* Exercise task *
Quote from the first line below through the line that contains "const yTicks = [0, 0.2, 0.4, 0.6, 0.8, 1.0, 1.2];", both included, and leave the pictures out.

— start of Supplied information —

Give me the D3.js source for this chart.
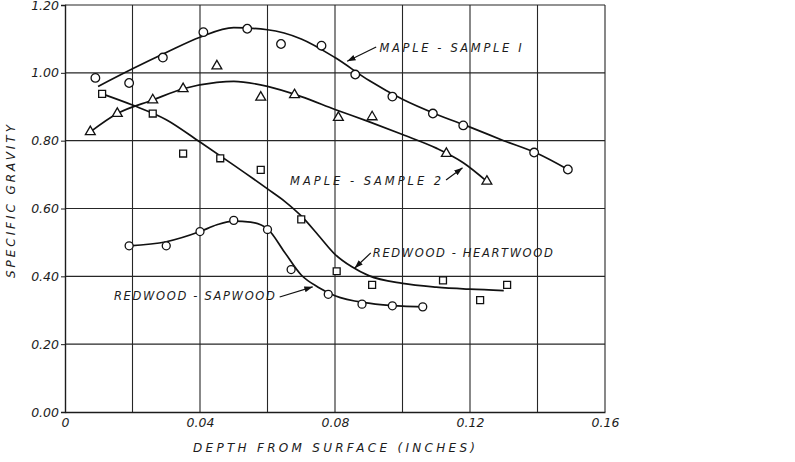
<!DOCTYPE html>
<html>
<head>
<meta charset="utf-8">
<script src="https://cdn.jsdelivr.net/npm/d3@7"></script>
<style>
  body { margin: 0; background: #fff; }
  svg text { font-family: "DejaVu Sans", sans-serif; font-style: italic; fill: #1c1c1c; }
</style>
</head>
<body>
<svg id="chart" width="795" height="462"></svg>
<script>
// tick labels and grid
const xTicks = [0, 0.04, 0.08, 0.12, 0.16];
const xGrid = [0.02, 0.04, 0.06, 0.08, 0.10, 0.12, 0.14, 0.16];
const yTicks = [0, 0.2, 0.4, 0.6, 0.8, 1.0, 1.2];

// measured points [depth, specific gravity]
const maple1Pts = [[0.009,0.985],[0.019,0.97],[0.029,1.045],[0.041,1.12],[0.054,1.13],[0.064,1.085],
  [0.076,1.08],[0.086,0.995],[0.097,0.93],[0.109,0.88],[0.118,0.845],[0.139,0.765],[0.149,0.715]];
const maple2Pts = [[0.0075,0.826],[0.0155,0.88],[0.026,0.92],[0.035,0.953],[0.045,1.02],[0.058,0.928],
  [0.068,0.935],[0.081,0.868],[0.091,0.87],[0.113,0.762],[0.125,0.68]];
const heartPts = [[0.011,0.938],[0.026,0.88],[0.035,0.762],[0.046,0.748],[0.058,0.714],[0.070,0.568],
  [0.0805,0.415],[0.091,0.375],[0.112,0.388],[0.123,0.33],[0.131,0.375]];
const sapPts = [[0.019,0.49],[0.030,0.49],[0.040,0.532],[0.050,0.565],[0.060,0.538],[0.067,0.42],
  [0.078,0.347],[0.088,0.318],[0.097,0.313],[0.106,0.31]];

// faired curves
const maple1Fit = [[0.0098,0.96],[0.02,1.012],[0.03,1.06],[0.04,1.105],[0.05,1.133],[0.06,1.127],[0.07,1.1],
  [0.08,1.045],[0.09,0.978],[0.10,0.922],[0.11,0.878],[0.12,0.84],[0.13,0.80],[0.14,0.762],[0.149,0.715]];
const maple2Fit = [[0.0075,0.826],[0.0155,0.88],[0.026,0.92],[0.035,0.953],[0.045,0.972],[0.05,0.975],[0.06,0.96],
  [0.07,0.93],[0.08,0.892],[0.09,0.856],[0.10,0.818],[0.11,0.778],[0.118,0.735],[0.125,0.68]];
const heartFit = [[0.011,0.938],[0.02,0.905],[0.03,0.862],[0.04,0.796],[0.05,0.728],[0.06,0.658],[0.065,0.622],
  [0.07,0.578],[0.075,0.522],[0.08,0.465],[0.085,0.428],[0.09,0.402],[0.10,0.379],[0.11,0.368],[0.12,0.362],[0.13,0.358]];
const sapFit = [[0.019,0.49],[0.03,0.502],[0.04,0.532],[0.045,0.552],[0.05,0.563],[0.055,0.56],[0.06,0.54],
  [0.065,0.472],[0.07,0.404],[0.075,0.368],[0.08,0.343],[0.09,0.321],[0.10,0.312],[0.106,0.31]];

const labels = ["MAPLE - SAMPLE I", "MAPLE - SAMPLE 2", "REDWOOD - HEARTWOOD", "REDWOOD - SAPWOOD"];

const svg = d3.select("#chart");
const margin = {left: 65, right: 190, top: 5, bottom: 50};
const W = 795, H = 462;

const x = d3.scaleLinear().domain([0, 0.16]).range([margin.left, W - margin.right]);
const y = d3.scaleLinear().domain([0, 1.2]).range([H - margin.bottom, margin.top]);

// grid
const grid = svg.append("g").attr("stroke", "#262626").attr("stroke-width", 1.1);
grid.selectAll(".vg").data(xGrid).enter().append("line")
  .attr("x1", d => x(d)).attr("x2", d => x(d))
  .attr("y1", y(0)).attr("y2", y(1.2));
grid.selectAll(".hg").data(yTicks.slice(1)).enter().append("line")
  .attr("x1", x(0)).attr("x2", x(0.16))
  .attr("y1", d => y(d)).attr("y2", d => y(d));

// axes
svg.append("g")
  .attr("transform", `translate(0,${y(0)})`)
  .call(d3.axisBottom(x).tickValues(xTicks).tickSize(0).tickPadding(6)
    .tickFormat(d => d === 0 ? "0" : d3.format(".2f")(d)))
  .call(g => g.select(".domain").attr("stroke", "#1c1c1c").attr("stroke-width", 1.4))
  .selectAll("text").attr("font-size", 12.5).attr("font-family", "DejaVu Sans").attr("font-style", "italic");

svg.append("g")
  .attr("transform", `translate(${x(0)},0)`)
  .call(d3.axisLeft(y).tickValues(yTicks).tickSize(4).tickPadding(2).tickFormat(d3.format(".2f")))
  .call(g => g.select(".domain").attr("stroke", "#1c1c1c").attr("stroke-width", 1.4))
  .call(g => g.selectAll(".tick line").attr("stroke", "#1c1c1c"))
  .selectAll("text").attr("font-size", 12.5).attr("font-family", "DejaVu Sans").attr("font-style", "italic");

// axis titles
svg.append("text")
  .attr("x", 193).attr("y", 452)
  .attr("font-size", 12).attr("textLength", 282).attr("lengthAdjust", "spacing")
  .text("DEPTH  FROM  SURFACE  (INCHES)");

svg.append("text")
  .attr("transform", "translate(15,278) rotate(-90)")
  .attr("font-size", 12).attr("textLength", 153).attr("lengthAdjust", "spacing")
  .text("SPECIFIC  GRAVITY");

// curves
const line = d3.line().x(d => x(d[0])).y(d => y(d[1])).curve(d3.curveMonotoneX);
[maple1Fit, maple2Fit, heartFit, sapFit].forEach(f => {
  svg.append("path").attr("d", line(f))
    .attr("fill", "none").attr("stroke", "#111").attr("stroke-width", 1.7);
});

// markers
function drawMarks(pts, type, size) {
  svg.append("g").selectAll("path").data(pts).enter().append("path")
    .attr("transform", d => `translate(${x(d[0])},${y(d[1])})`)
    .attr("d", d3.symbol().type(type).size(size))
    .attr("fill", "#fff").attr("stroke", "#111").attr("stroke-width", 1.3);
}
drawMarks(maple1Pts, d3.symbolCircle, 58);
drawMarks(maple2Pts, d3.symbolTriangle, 42);
drawMarks(heartPts, d3.symbolSquare, 48);
drawMarks(sapPts, d3.symbolCircle, 50);

// annotations: text anchor point and arrow [from, to] in data units
const notes = [
  {text: labels[0], at: [0.0932, 1.06], len: 142, arrow: [[0.0922, 1.076], [0.0836, 1.034]]},
  {text: labels[1], at: [0.0667, 0.669], len: 151, arrow: [[0.1129, 0.684], [0.1178, 0.72]]},
  {text: labels[2], at: [0.0912, 0.456], len: 180, arrow: [[0.0906, 0.469], [0.0858, 0.424]]},
  {text: labels[3], at: [0.0145, 0.331], len: 161, arrow: [[0.0636, 0.339], [0.0734, 0.369]]}
];

svg.append("defs").append("marker")
  .attr("id", "ah").attr("viewBox", "0 0 10 10").attr("refX", 10).attr("refY", 5)
  .attr("markerWidth", 7).attr("markerHeight", 7).attr("orient", "auto")
  .append("path").attr("d", "M0,1.5 L10,5 L0,8.5 Z").attr("fill", "#111");

notes.forEach(n => {
  svg.append("text")
    .attr("x", x(n.at[0])).attr("y", y(n.at[1]))
    .attr("font-size", 11.5).attr("textLength", n.len).attr("lengthAdjust", "spacing")
    .text(n.text);
  svg.append("line")
    .attr("x1", x(n.arrow[0][0])).attr("y1", y(n.arrow[0][1]))
    .attr("x2", x(n.arrow[1][0])).attr("y2", y(n.arrow[1][1]))
    .attr("stroke", "#111").attr("stroke-width", 1.2)
    .attr("marker-end", "url(#ah)");
});
</script>
</body>
</html>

— end of Supplied information —

* Task result *
Give me the D3.js source for this chart.
<!DOCTYPE html>
<html>
<head>
<meta charset="utf-8">
<script src="https://cdn.jsdelivr.net/npm/d3@7"></script>
<style>
  body { margin: 0; background: #fff; }
  svg text { font-family: "DejaVu Sans", sans-serif; font-style: italic; fill: #1c1c1c; }
</style>
</head>
<body>
<svg id="chart" width="795" height="462"></svg>
<script>
// tick labels and grid
const xTicks = [0, 0.04, 0.08, 0.12, 0.16];
const xGrid = [0.02, 0.04, 0.06, 0.08, 0.10, 0.12, 0.14, 0.16];
const yTicks = [0, 0.2, 0.4, 0.6, 0.8, 1.0, 1.2];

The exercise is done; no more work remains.